At the Texas Eastern M-3 natural gas hub, the price averaged $1.125/MMBtu in March, compared with $2.072/MMBtu in February and $2.861/MMBtu in March 2015, according to Platts data.
According to Sotkiewicz’s presentation, HDD and CDDs totaled less than 400 this March, compared with about 700 in February and an average total of about 550.
Stakeholders also learned that if natural gas prices stay relatively low, PJM states’ collective carbon dioxide emissions would remain below targets set by the US Environmental Protection Agency’s Clean Power Plan through the target year of 2030.
Muhsin Abdur-Rahman, PJM senior market strategist, presented the results of staff’s research on a “reference model” for how PJM’s existing resources would change, by 2030, without implementation of the CPP, but in relation to the CPP goal, which is to cut CO2 emissions from existing generators by 32% by the year 2030.
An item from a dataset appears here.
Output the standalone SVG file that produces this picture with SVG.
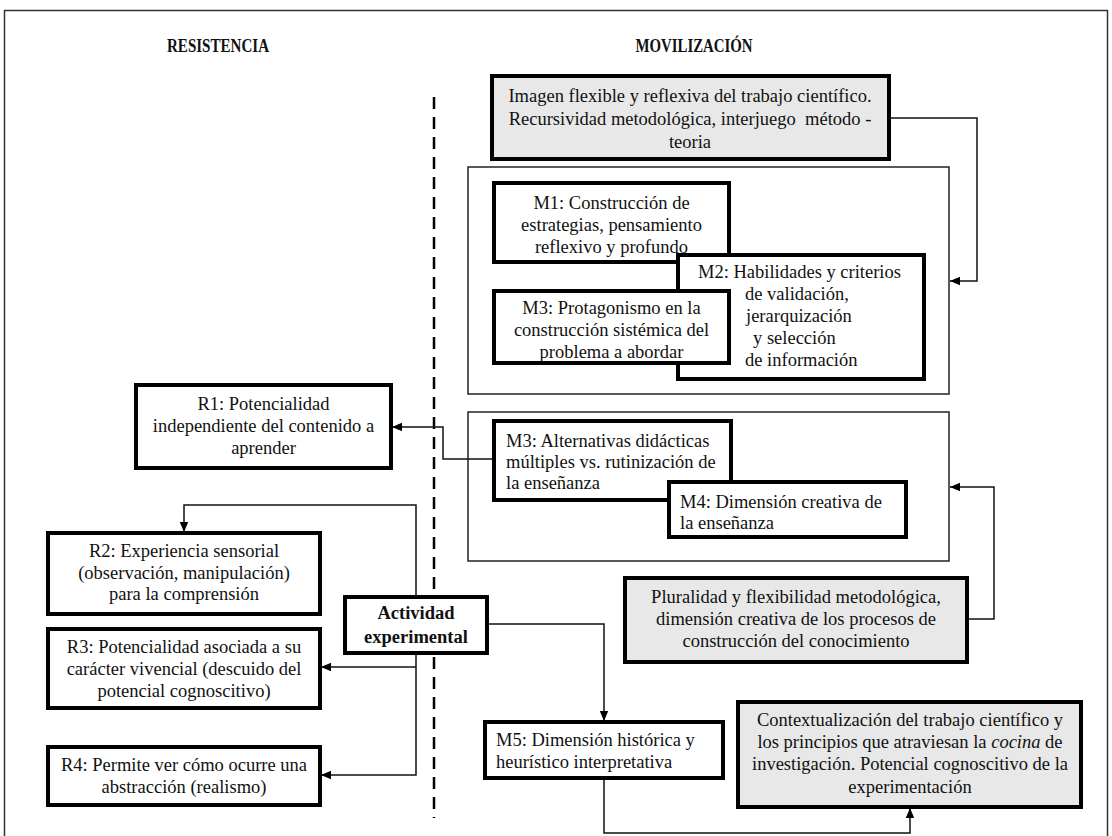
<svg xmlns="http://www.w3.org/2000/svg" width="1112" height="836" viewBox="0 0 1112 836">
  <style>
    text { font-family: "Liberation Serif", "Times New Roman", serif; font-size: 18.5px; fill: #111; }
    .c { text-anchor: middle; }
    .head { font-size: 18px; font-weight: bold; text-anchor: middle; }
    .bold { font-weight: bold; }
    .box { fill: #fff; stroke: #000; stroke-width: 4; }
    .gray { fill: #e8e8e8; stroke: #000; stroke-width: 4; }
    .frame { fill: none; stroke: #222; stroke-width: 1.5; }
    .link { fill: none; stroke: #111; stroke-width: 1.5; }
  </style>
  <defs>
    <marker id="arr" markerUnits="userSpaceOnUse" markerWidth="10" markerHeight="10" viewBox="0 0 10 10" refX="10" refY="5" orient="auto">
      <path d="M0,0.8 L10,5 L0,9.2 Z" fill="#000"/>
    </marker>
  </defs>

  <rect x="0" y="0" width="1112" height="836" fill="#fff"/>
  <!-- outer frame -->
  <rect x="4.5" y="10.5" width="1103" height="830" fill="none" stroke="#333" stroke-width="1.5"/>

  <!-- column headings -->
  <text class="head" x="218" y="52" textLength="102" lengthAdjust="spacingAndGlyphs">RESISTENCIA</text>
  <text class="head" x="694" y="52" textLength="117" lengthAdjust="spacingAndGlyphs">MOVILIZACIÓN</text>

  <!-- divider -->
  <line x1="434" y1="97" x2="434" y2="818" stroke="#000" stroke-width="2.5" stroke-dasharray="12 8"/>

  <!-- grouping frames -->
  <rect id="frame-m1" class="frame" x="468" y="167" width="481" height="227"/>
  <rect id="frame-m2" class="frame" x="468" y="412" width="481" height="149"/>

  <!-- connectors -->
  <g id="connectors">
    <polyline class="link" points="889,118 977,118 977,281 950,281" marker-end="url(#arr)"/>
    <polyline class="link" points="967,619 994,619 994,487 950,487" marker-end="url(#arr)"/>
    <polyline class="link" points="494,459 443,459 443,427 392,427" marker-end="url(#arr)"/>
    <polyline class="link" points="416,597 416,505 184,505 184,532" marker-end="url(#arr)"/>
    <polyline class="link" points="416,653 416,775 321,775" marker-end="url(#arr)"/>
    <polyline class="link" points="416,667 321,667" marker-end="url(#arr)"/>
    <polyline class="link" points="487,624 604,624 604,721" marker-end="url(#arr)"/>
    <polyline class="link" points="604,778 604,833 910,833 910,808" marker-end="url(#arr)"/>
  </g>

  <g id="imagen">
    <rect class="gray" x="492" y="76" width="397" height="83"/>
    <text class="c" x="690" y="102">Imagen flexible y reflexiva del trabajo científico.</text>
    <text class="c" x="690" y="125" xml:space="preserve">Recursividad metodológica, interjuego  método -</text>
    <text class="c" x="690" y="148">teoria</text>
  </g>

  <g id="m1">
    <rect class="box" x="494" y="183" width="235" height="79"/>
    <text class="c" x="611.5" y="209">M1: Construcción de</text>
    <text class="c" x="611.5" y="231">estrategias, pensamiento</text>
    <text class="c" x="611.5" y="253">reflexivo y profundo</text>
  </g>

  <g id="m2">
    <rect class="box" x="678" y="255" width="246" height="124"/>
    <text x="698" y="278">M2: Habilidades y criterios</text>
    <text x="745" y="300">de validación,</text>
    <text x="746" y="322">jerarquización</text>
    <text x="753" y="344">y selección</text>
    <text x="745" y="366">de información</text>
  </g>

  <g id="m3a">
    <rect class="box" x="494" y="291" width="235" height="72"/>
    <text class="c" x="611.5" y="314">M3: Protagonismo en la</text>
    <text class="c" x="611.5" y="336">construcción sistémica del</text>
    <text class="c" x="611.5" y="358">problema a abordar</text>
  </g>

  <g id="m3b">
    <rect class="box" x="494" y="421" width="237" height="79"/>
    <text x="506" y="447">M3: Alternativas didácticas</text>
    <text x="506" y="468">múltiples vs. rutinización de</text>
    <text x="506" y="489">la enseñanza</text>
  </g>

  <g id="m4">
    <rect class="box" x="669" y="482" width="237" height="55"/>
    <text x="680" y="508">M4: Dimensión creativa de</text>
    <text x="680" y="529">la enseñanza</text>
  </g>

  <g id="r1">
    <rect class="box" x="136" y="385" width="255" height="83"/>
    <text class="c" x="263.5" y="410">R1: Potencialidad</text>
    <text class="c" x="263.5" y="432">independiente del contenido a</text>
    <text class="c" x="263.5" y="454">aprender</text>
  </g>

  <g id="r2">
    <rect class="box" x="48" y="533" width="272" height="81"/>
    <text class="c" x="184" y="557">R2: Experiencia sensorial</text>
    <text class="c" x="184" y="579">(observación, manipulación)</text>
    <text class="c" x="184" y="600">para la comprensión</text>
  </g>

  <g id="actividad">
    <rect class="box" x="345" y="597" width="142" height="56"/>
    <text class="c bold" x="416" y="619">Actividad</text>
    <text class="c bold" x="416" y="643">experimental</text>
  </g>

  <g id="r3">
    <rect class="box" x="48" y="629" width="272" height="79"/>
    <text class="c" x="184" y="653">R3: Potencialidad asociada a su</text>
    <text class="c" x="184" y="675">carácter vivencial (descuido del</text>
    <text class="c" x="184" y="697">potencial cognoscitivo)</text>
  </g>

  <g id="r4">
    <rect class="box" x="48" y="747" width="272" height="58"/>
    <text class="c" x="184" y="771">R4: Permite ver cómo ocurre una</text>
    <text class="c" x="184" y="793">abstracción (realismo)</text>
  </g>

  <g id="pluralidad">
    <rect class="gray" x="625" y="578" width="342" height="84"/>
    <text class="c" x="796" y="603">Pluralidad y flexibilidad metodológica,</text>
    <text class="c" x="796" y="625">dimensión creativa de los procesos de</text>
    <text class="c" x="796" y="647">construcción del conocimiento</text>
  </g>

  <g id="m5">
    <rect class="box" x="485" y="722" width="238" height="56"/>
    <text x="496" y="746">M5: Dimensión histórica y</text>
    <text x="496" y="768">heurístico interpretativa</text>
  </g>

  <g id="contexto">
    <rect class="gray" x="738" y="702" width="343" height="105"/>
    <text class="c" x="910" y="726">Contextualización del trabajo científico y</text>
    <text class="c" x="910" y="748">los principios que atraviesan la <tspan font-style="italic">cocina</tspan> de</text>
    <text class="c" x="910" y="770">investigación. Potencial cognoscitivo de la</text>
    <text class="c" x="910" y="793">experimentación</text>
  </g>
</svg>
The US Supreme Court on February stayed the CPP’s implementation, pending legal challenges alleging that the rule represents a legal overreach by the EPA, but PJM states have asked PJM to study the CPP’s reliability and economic impacts as a prudent step, in case the plan survives legal challenge.
The model’s results showed that if natural gas prices followed a “low” price curve between 2016 and 2037, averaging $3.43/MMBtu over the 20-year period, CO2 emissions would rise from about 340 million tons in 2018 to about 360 million tons by 2019 before dropping to about 290 million tons in 2020, according to materials presented by Abdur-Rahman. From 2020 to 2030, the model shows emissions would remain between about 285 million tons and about 300 million tons.
These numbers do not take into account the various states’ renewable portfolio standards. If those were taken into account, CO2 emissions would be about 3 million to 10 million tons lower in the “low” price scenario.
CPP’s target CO2 emissions level for PJM total about 425 million tons in 2022 and falls to about 340 million tons by 2030, the presentation shows.
The sharp decrease between 2019 and 2020 would be due to coal retirements brought about by low natural gas prices, Abdur-Rahman said.
If natural gas prices follow a more historic pattern, with a curve over 2016-2037 averaging $5.14/MMBtu, fewer coal retirements could be expected, and PJM’s CO2 emissions would start to exceed CPP target of around 410 million tons around 2023-2024, Abdur-Rahman said. That estimate excludes the RPS effect. If natural gas prices follow this more historic pattern, CO2 emissions would be about 2 million to 5 million tons less over the period.
The model starts in the year 2018, and the non-RPS model would show emissions starting around 395 million tons, rising to about 410 million tons in 2019 and remaining between about 405 million tons and 412 million tons through 2030.
“The RPSs are not driving retirements [in the model],” Abdur-Rahman said. “It’s really low natural gas that is putting pressure on coal resources.”
Stakeholders also learned that PJM leadership wants stakeholder input to address issues regarding external resources’ ability to meet capacity performance market requirements.